Die Dreharbeiten zu diesem Stoff, die dieser Tage auf dem Dampfeisbrecher Stettin im Museumshafen Övelgönne und in der HfBK stattfinden, hat Regisseur Hirthe ein dreiviertel Jahr geplant. Im Sommer werden dann auf einer Fahrt der Stettin die Maschinenraumszenen bei vollem Kesseldruck aufgenommen. Kapitän Manfred Fraider, der das Projekt durch kostenfreie location unterstützt, schätzt an dem Jungfilmer, daß er die Ähnlichkeit zwischen der Stettin und der Titanic erkannte. Der 1978 außer Dienst genommene Eisbrecher repräsentiert nämlich die klassische Technik der Übersee-Frachtdampfer, nur etwa 30mal kleiner als die Titanic. „Als Cameron hier in Hamburg auf der Stettin war, merkte er, daß er bei den Innensequenzen viel Geld hätte sparen können“, erzählt Fraider mit einem Schmunzeln.

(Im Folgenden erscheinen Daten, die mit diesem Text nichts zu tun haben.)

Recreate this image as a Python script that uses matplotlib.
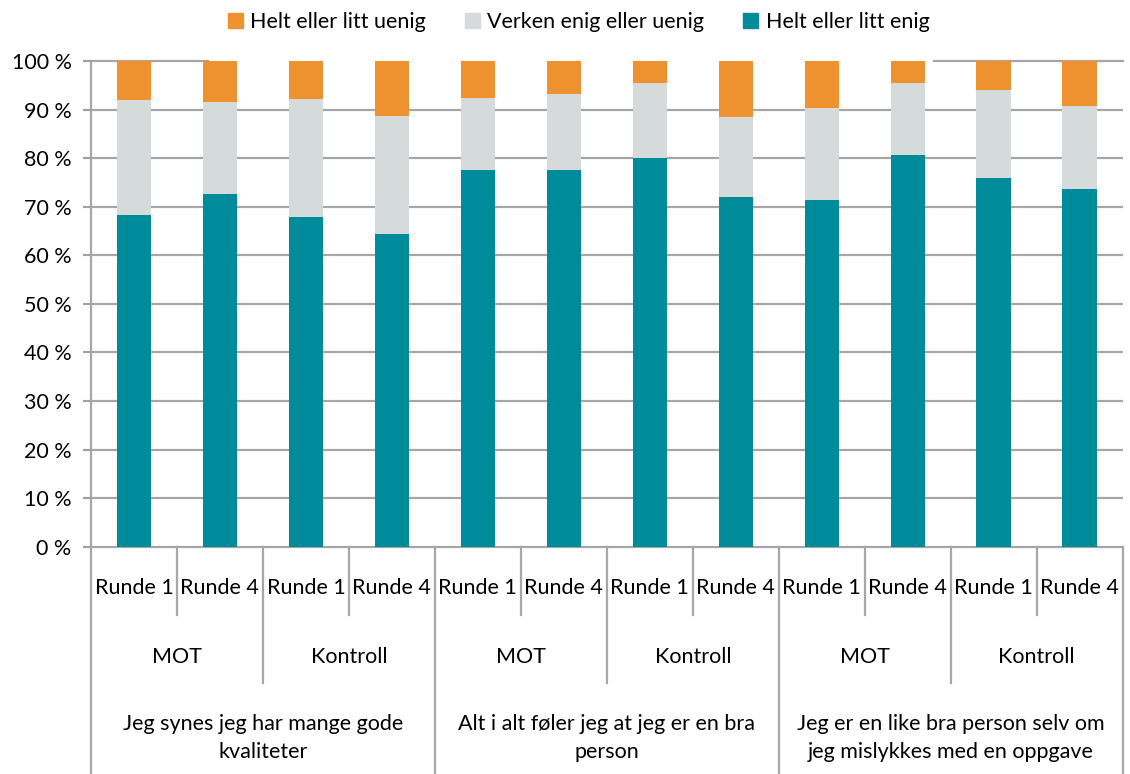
import matplotlib
matplotlib.use("Agg")
import matplotlib.pyplot as plt
import matplotlib.transforms as mtransforms
from matplotlib.patches import Patch
import numpy as np

plt.rcParams['font.family'] = ['Lato', 'DejaVu Sans']

rounds = ["Runde 1", "Runde 4"] * 6
groups = ["MOT", "Kontroll"] * 3
questions = ["Jeg synes jeg har mange gode\nkvaliteter",
             "Alt i alt føler jeg at jeg er en bra\nperson",
             "Jeg er en like bra person selv om\njeg mislykkes med en oppgave"]

enig = [68.3, 72.6, 67.8, 64.3, 77.6, 77.6, 80.0, 72.0, 71.3, 80.7, 75.9, 73.6]
verken = [23.8, 18.9, 24.5, 24.3, 14.9, 15.7, 15.5, 16.4, 19.0, 14.7, 18.1, 17.2]
uenig = [100 - a - b for a, b in zip(enig, verken)]

labels = ["Helt eller litt uenig", "Verken enig eller uenig", "Helt eller litt enig"]
c_uenig = "#ED922E"
c_verken = "#D5DBDB"
c_enig = "#008B9B"

FS = 15.5

fig = plt.figure(figsize=(11.3, 7.74), dpi=100)
ax = fig.add_axes([0.0805, 0.2937, 0.913, 0.6273])

x = np.arange(len(enig))
w = 0.4
ax.bar(x, enig, w, color=c_enig, zorder=3)
ax.bar(x, verken, w, bottom=enig, color=c_verken, zorder=3)
ax.bar(x, uenig, w, bottom=np.array(enig) + np.array(verken), color=c_uenig, zorder=3)

ax.set_xlim(-0.5, len(enig) - 0.5)
ax.set_ylim(0, 100)
ax.set_yticks(np.arange(0, 101, 10))
ax.set_yticklabels([f"{v} %" for v in range(0, 101, 10)], fontsize=FS)
ax.tick_params(axis='y', length=6, color='#A0A0A0', width=1.5, pad=8)
ax.set_xticks([])
grid_c = '#A6A6A6'
for v in range(10, 100, 10):
    ax.axhline(v, color=grid_c, lw=1.6, zorder=1)
ax.axhline(100, xmin=0, xmax=0.113, color=grid_c, lw=1.6, zorder=1, clip_on=False)
ax.axhline(100, xmin=0.817, xmax=1.0, color=grid_c, lw=1.6, zorder=1, clip_on=False)
for s in ['top', 'right']:
    ax.spines[s].set_visible(False)
for s in ['left', 'bottom']:
    ax.spines[s].set_color(grid_c)
    ax.spines[s].set_linewidth(1.6)

trans = mtransforms.blended_transform_factory(ax.transData, fig.transFigure)
y_axis = 0.2937
y_short = 1 - 615 / 774
y_mid = 1 - 683 / 774
y_long = 0.0

for i in range(len(enig) + 1):
    b = i - 0.5
    if i % 4 == 0:
        y_end = y_long
    elif i % 2 == 0:
        y_end = y_mid
    else:
        y_end = y_short
    ax.plot([b, b], [y_axis, y_end], transform=trans, color=grid_c, lw=1.6, clip_on=False)

for i, r in enumerate(rounds):
    fig.text(i, 1 - 588 / 774, r, transform=trans, ha='center', va='center', fontsize=FS)
for j, g in enumerate(groups):
    fig.text(2 * j + 0.5, 1 - 657 / 774, g, transform=trans, ha='center', va='center', fontsize=FS)
for k, q in enumerate(questions):
    fig.text(4 * k + 1.5, 1 - 738 / 774, q, transform=trans, ha='center', va='center',
             fontsize=FS, linespacing=1.45)

handles = [Patch(color=c_uenig), Patch(color=c_verken), Patch(color=c_enig)]
fig.legend(handles, labels, loc='center', bbox_to_anchor=(0.512, 0.972), ncol=3,
           frameon=False, fontsize=FS, handlelength=0.7, handleheight=0.7,
           handletextpad=0.35, columnspacing=1.8)

fig.savefig("out.png", dpi=100)
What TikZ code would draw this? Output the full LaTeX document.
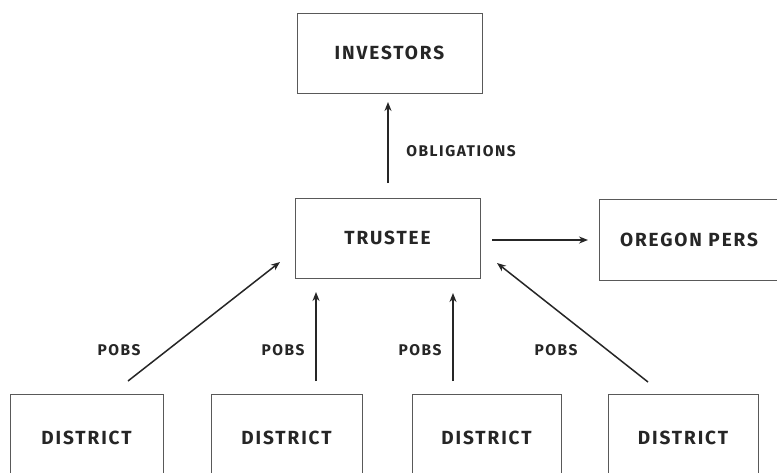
\documentclass[tikz,border=0pt]{standalone}
\usepackage{fontspec}
\setmainfont{Fira Sans}[LetterSpace=10]
\usetikzlibrary{arrows.meta}
\tikzset{
  box/.style={draw=black!65, line width=0.8pt, rectangle, inner sep=0pt, font=\fontsize{19}{22}\selectfont\bfseries, text=black!85},
  lbl/.style={inner sep=0pt, font=\fontsize{15.5}{18}\selectfont\bfseries, text=black!85},
  flow/.style={draw=black!85, line width=1.5pt, -{Stealth[length=9pt,width=7pt]}}
}
\begin{document}
\begin{tikzpicture}[x=1pt,y=-1pt]
\useasboundingbox (0,0) rectangle (777,472);
\fill[white] (0,0) rectangle (777,472);
\clip (0,0) rectangle (777,472);
\node[box, minimum width=185pt, minimum height=80pt] (inv) at (389.5,53) {INVESTORS};
\node[box, minimum width=185pt, minimum height=80pt] (tru) at (387.5,238) {TRUSTEE};
\node[box, minimum width=180pt, minimum height=81pt] (ore) at (689,239.5) {OREGON PERS};
\node[box, minimum width=153pt, minimum height=88pt] (d1) at (86.5,438) {DISTRICT};
\node[box, minimum width=151pt, minimum height=88pt] (d2) at (286.5,438) {DISTRICT};
\node[box, minimum width=149pt, minimum height=88pt] (d3) at (486.5,438) {DISTRICT};
\node[box, minimum width=150pt, minimum height=88pt] (d4) at (683,438) {DISTRICT};
% arrow endpoints
\coordinate (obS) at (388,183);
\coordinate (obE) at (388,102);
\coordinate (hS) at (492,240);
\coordinate (hE) at (588,240);
\coordinate (a1S) at (128,381);
\coordinate (a1E) at (280,262);
\coordinate (a2S) at (316,381);
\coordinate (a2E) at (316,292);
\coordinate (a3S) at (453,381);
\coordinate (a3E) at (453,293);
\coordinate (a4S) at (648,382);
\coordinate (a4E) at (497,263);
\draw[flow] (obS) -- (obE);
\draw[flow] (hS) -- (hE);
\draw[flow] (a1S) -- (a1E);
\draw[flow] (a2S) -- (a2E);
\draw[flow] (a3S) -- (a3E);
\draw[flow] (a4S) -- (a4E);
\node[lbl] (lob) at (461,151) {OBLIGATIONS};
\node[lbl] (p1) at (119,350) {POBS};
\node[lbl] (p2) at (283,350) {POBS};
\node[lbl] (p3) at (420,350) {POBS};
\node[lbl] (p4) at (556,350) {POBS};
\end{tikzpicture}
\end{document}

Das Hamburger Super-8-Projekt wird den Macher nur 4000 Mark kosten, denn das Filmmaterial kommt von der Hochschule. Mit seinem 50köpfigen Team versucht Hirthe aber trotz der Low-Budget-Kompromisse ein ästhetisch rundes Kunstwerk zu schaffen. Wichtige Klammer zwischen Kulissen-, Original- und Trickaufnahmen soll bei dem Stummfilm die Musikbegleitung sein, die zwischen Originalklavier und David-Lynch-Tonspur changiert. Doch kann man davon ausgehen, daß in Hirthes Bildwelt auch einige Brüche vorkommen, drehte er doch als erste Arbeit an der HfbK einen Wikingerstreifen ausgerechnet im Schanzenpark. Seine „maritime Gier“ habe den Sprößling einer Bootsbauerfamilie danach zur Verfilmung der Titanic-Geschichte gebracht.

Mit dem Rummel um den perfekt gemachten Kassenhit kann Rasmus Hirthe dagegen wenig anfangen. Es gebe doch soviel schlimmere Katastrophen. Andererseits steht auch für ihn die Titanic für die Selbstüberschätzung des Menschen, der glaubt, die Götter herausfordern zu können. „Und wenn sie den Dampfer nochmals bauen, wird er wieder untergehen“, orakelt er. Am besten werbewirksam zur Premiere im Januar 1999, ein Jahr nach James Cameron.